To test this hypothesis, I retrieved a handful of Danish language reports within roughly the same area. I then converted these to text using Apache Tika, created a term matrix and calculated cosine similarity using tools from scikit-learn. The results were not particularly striking: the report in question is most similar to a report by another agricultural lobby organisation (Landbrug & Fødevarer) but the next most similar report is one of those done by COWI.

The image shows these distances projected onto a plane using multidimensional scaling. While a line forms between the lobby organisations’ reports and the CBS report on the one hand, it seems frivolous to read too much into this, given for example, that the KU report is almost as close to the LF report as the CBS report is.

Second effort: Stemming + bigrams

I made an effort at cleaning the results to see if that had an impact on the results.

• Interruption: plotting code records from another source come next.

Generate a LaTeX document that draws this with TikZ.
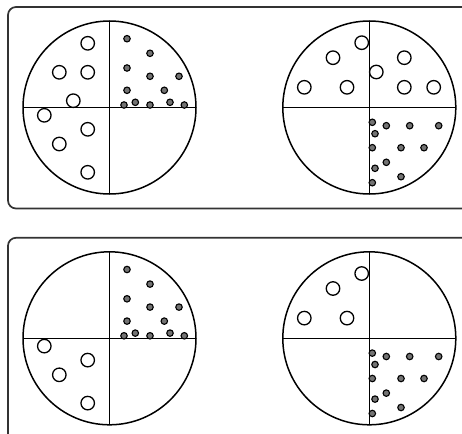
\documentclass[tikz,border=0pt]{standalone}
\usetikzlibrary{positioning}

\begin{document}
\begin{tikzpicture}[
    x=1pt, y=-1pt,
    panel/.style={draw=black!80, line width=1.7pt, rounded corners=8pt},
    dish/.style={draw, line width=1.5pt},
    bigcell/.style={circle, draw, line width=1.3pt, minimum size=13.5pt, inner sep=0pt},
    smallcell/.style={circle, draw=black, line width=1.1pt, fill=black!55, minimum size=6.5pt, inner sep=0pt}
]
\clip (0,0) rectangle (462,433);

% two panels, both running off the right edge
\draw [panel] (8,7) rectangle (490,208.5);
\draw [panel] (8,237.8) rectangle (490,460);

% dish centres
\coordinate (dishA) at (109.5,107.5);
\coordinate (dishB) at (369.3,107.5);
\coordinate (dishC) at (109.5,338.3);
\coordinate (dishD) at (369.3,338.3);

\foreach \d in {dishA, dishB, dishC, dishD} {
  \draw [dish] (\d) circle (86.5pt);
  \draw [dish] ([yshift=86.5pt]\d) -- ([yshift=-86.5pt]\d);
  \draw [dish] ([xshift=-86.5pt]\d) -- ([xshift=86.5pt]\d);
}

% top panel, left dish
\begin{scope}[shift={(dishA)}]
  \foreach \x/\y [count=\i] in {-21.8/-64.2, -50.2/-35.2, -21.8/-35.2, -36.2/-6.8,
                                 -65.2/7.8, -21.8/21.8, -50.2/36.5, -21.8/64.8}
    \node [bigcell] (a\i) at (\x,\y) {};
  \foreach \x/\y [count=\i] in {17.5/-68.8, 40.5/-54.2, 17.5/-39.5, 40.5/-31.2, 69.5/-31.2,
                                 17.5/-17.2, 54.8/-17.2, 14.5/-2.5, 25.8/-5.2, 40.5/-2.5,
                                 60.5/-5.2, 74.8/-2.5}
    \node [smallcell] (ad\i) at (\x,\y) {};
\end{scope}

% top panel, right dish
\begin{scope}[shift={(dishB)}]
  \foreach \x/\y [count=\i] in {-7.6/-64.8, -36.3/-49.8, -65/-20.2, -22.3/-20.2,
                                 7/-35.5, 35/-49.8, 35/-20.2, 64.4/-20.2}
    \node [bigcell] (b\i) at (\x,\y) {};
  \foreach \x/\y [count=\i] in {3/14.8, 17/18.2, 40.4/18.2, 69.4/18.2, 5.7/26.2, 3/40.2,
                                 31.7/40.2, 54.7/40.2, 17/54.8, 5.7/60.8, 31.7/69.2, 3/75.2}
    \node [smallcell] (bd\i) at (\x,\y) {};
\end{scope}

% bottom panel, left dish
\begin{scope}[shift={(dishC)}]
  \foreach \x/\y [count=\i] in {-65.2/7.8, -21.8/21.8, -50.2/36.5, -21.8/64.8}
    \node [bigcell] (c\i) at (\x,\y) {};
  \foreach \x/\y [count=\i] in {17.5/-68.8, 40.5/-54.2, 17.5/-39.5, 40.5/-31.2, 69.5/-31.2,
                                 17.5/-17.2, 54.8/-17.2, 14.5/-2.5, 25.8/-5.2, 40.5/-2.5,
                                 60.5/-5.2, 74.8/-2.5}
    \node [smallcell] (cd\i) at (\x,\y) {};
\end{scope}

% bottom panel, right dish
\begin{scope}[shift={(dishD)}]
  \foreach \x/\y [count=\i] in {-7.6/-64.8, -36.3/-49.8, -65/-20.2, -22.3/-20.2}
    \node [bigcell] (d\i) at (\x,\y) {};
  \foreach \x/\y [count=\i] in {3/14.8, 17/18.2, 40.4/18.2, 69.4/18.2, 5.7/26.2, 3/40.2,
                                 31.7/40.2, 54.7/40.2, 17/54.8, 5.7/60.8, 31.7/69.2, 3/75.2}
    \node [smallcell] (dd\i) at (\x,\y) {};
\end{scope}
\end{tikzpicture}
\end{document}
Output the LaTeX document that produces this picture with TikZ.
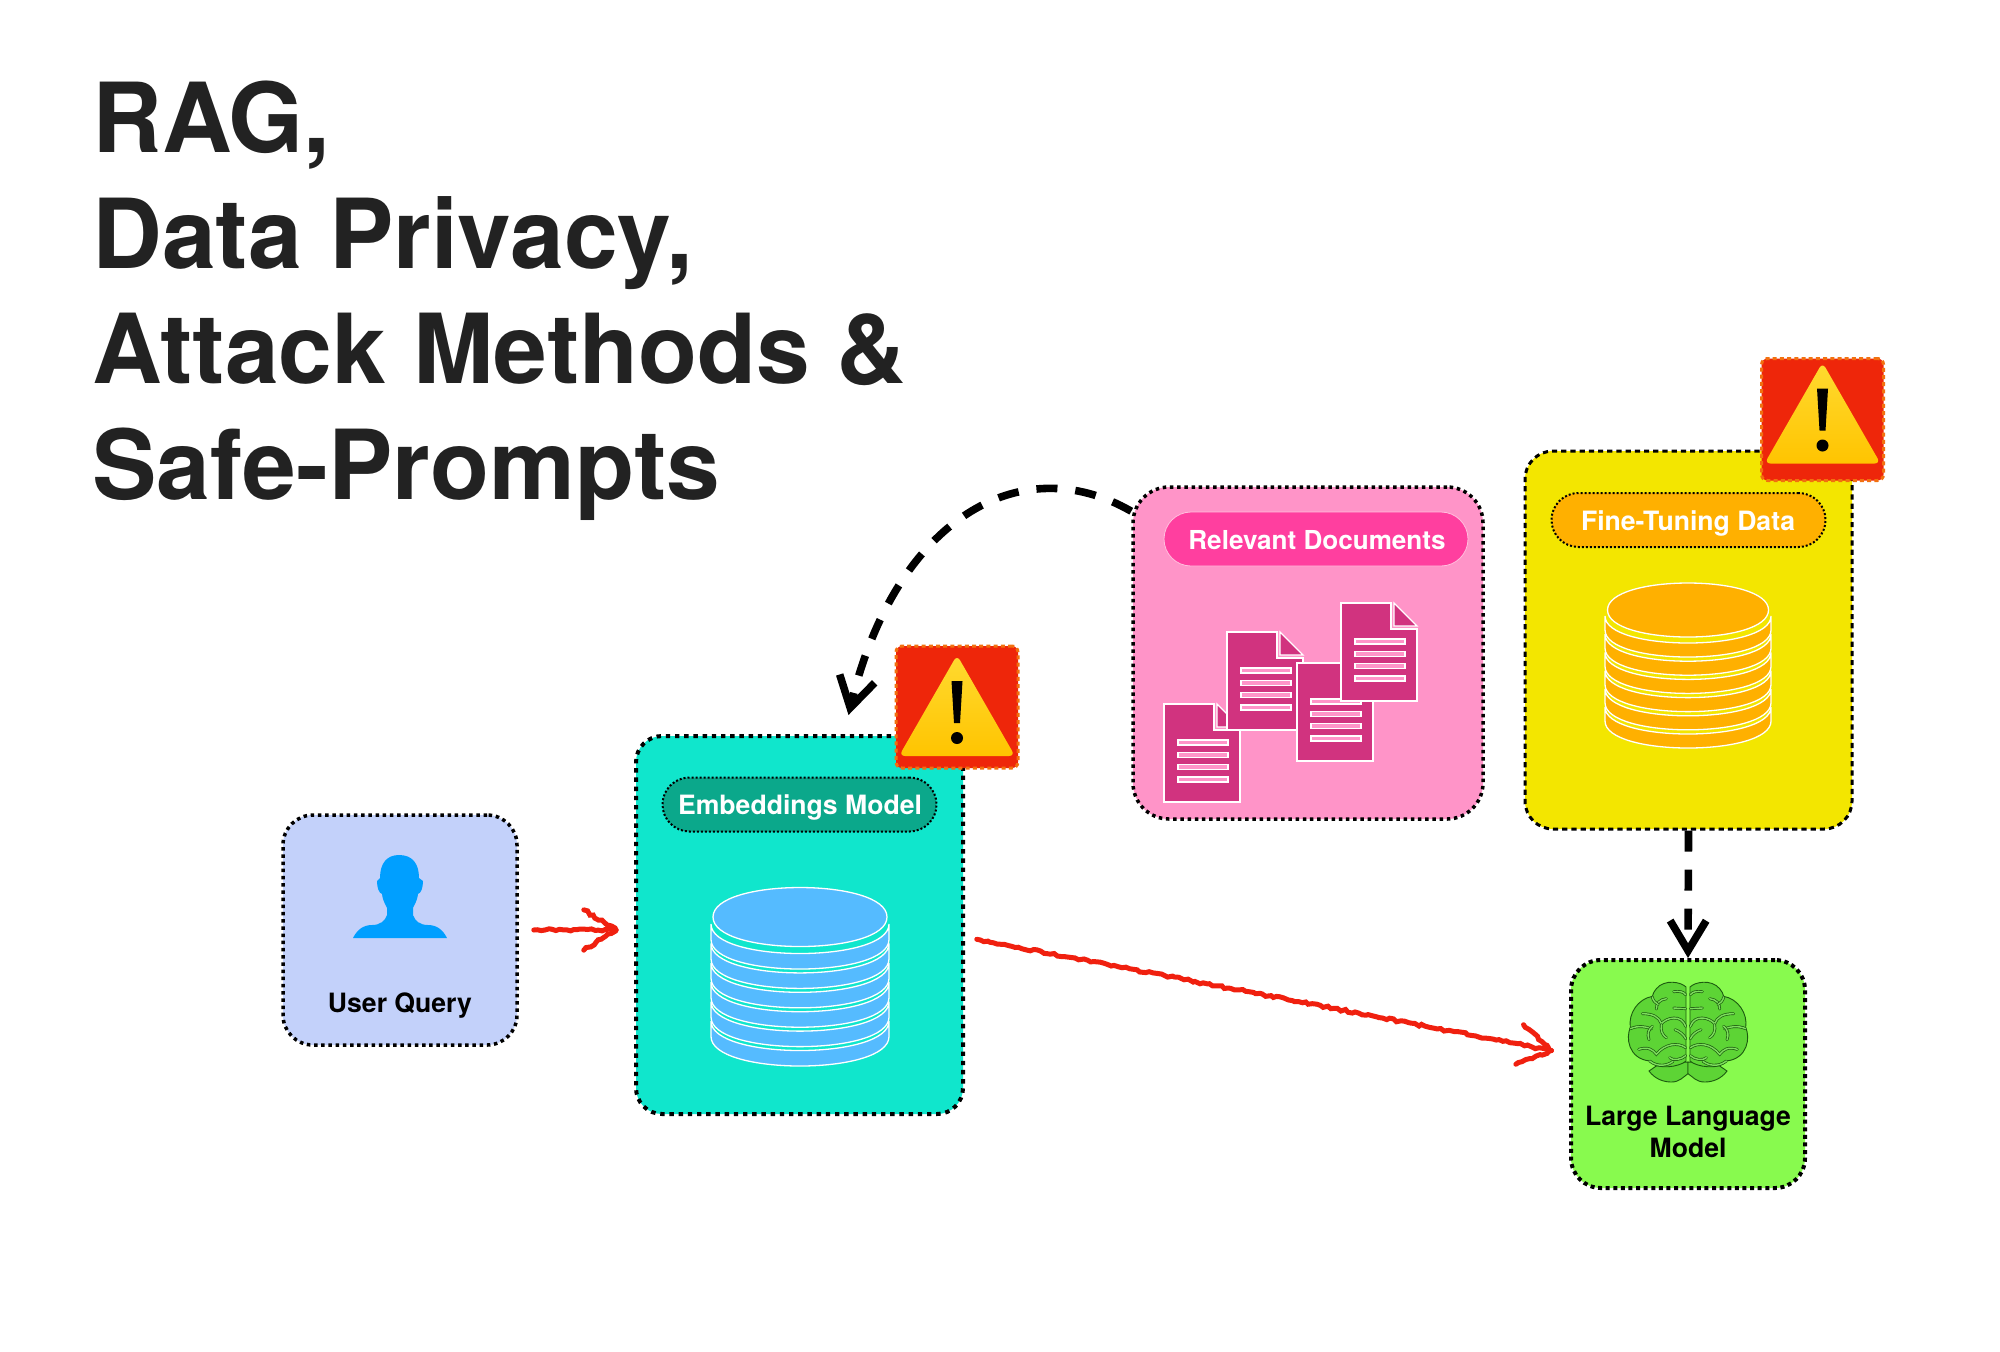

First I stemmed all the words (stemming is normalising a word to its root by removing inflections, for example, eaten and eating both become eat and thus are functionally equivalent for Bag O’Words algorithms) then I created a Document Term Matrix using bigrams instead of single terms. This means that the term matrix was based on groups of two words that were found to be adjacent in the text rather than single words. The result of this process is shown below.

As we can see, this echoes the result of the first analysis; the CBS report is not noticeably more similar to the reports from the agricultural lobby group than it is to the other academic articles from COWI and Copenhagen’s University.

Conclusion

My hypothesis that the CBS report would be shown to be more similar to the Landbrug & Fødevarer documents than the KU and COWI reports was contradicted by the evidence. I was a bit disappointed by this result, but I should have expected it. The Cosine Similarity method is based on the words used in the documents: it says nothing about the conclusions of the reports or of putative ideological bias. In this case, good old fashioned journalism outperformed Text Mining, or at least this version of Text Mining.

I also probably need a larger dataset in order to derive meaningful conclusions. Unfortunately, I fear the set of possible documents is quite small given the highly specialised subject matter and the relatively small language base. While there has been a lot written about agriculture in Danish, it is important to get documents with a similar form in order to minimise differences caused by a different register corresponding to the specific document type.

Ah well, learning experience and all that.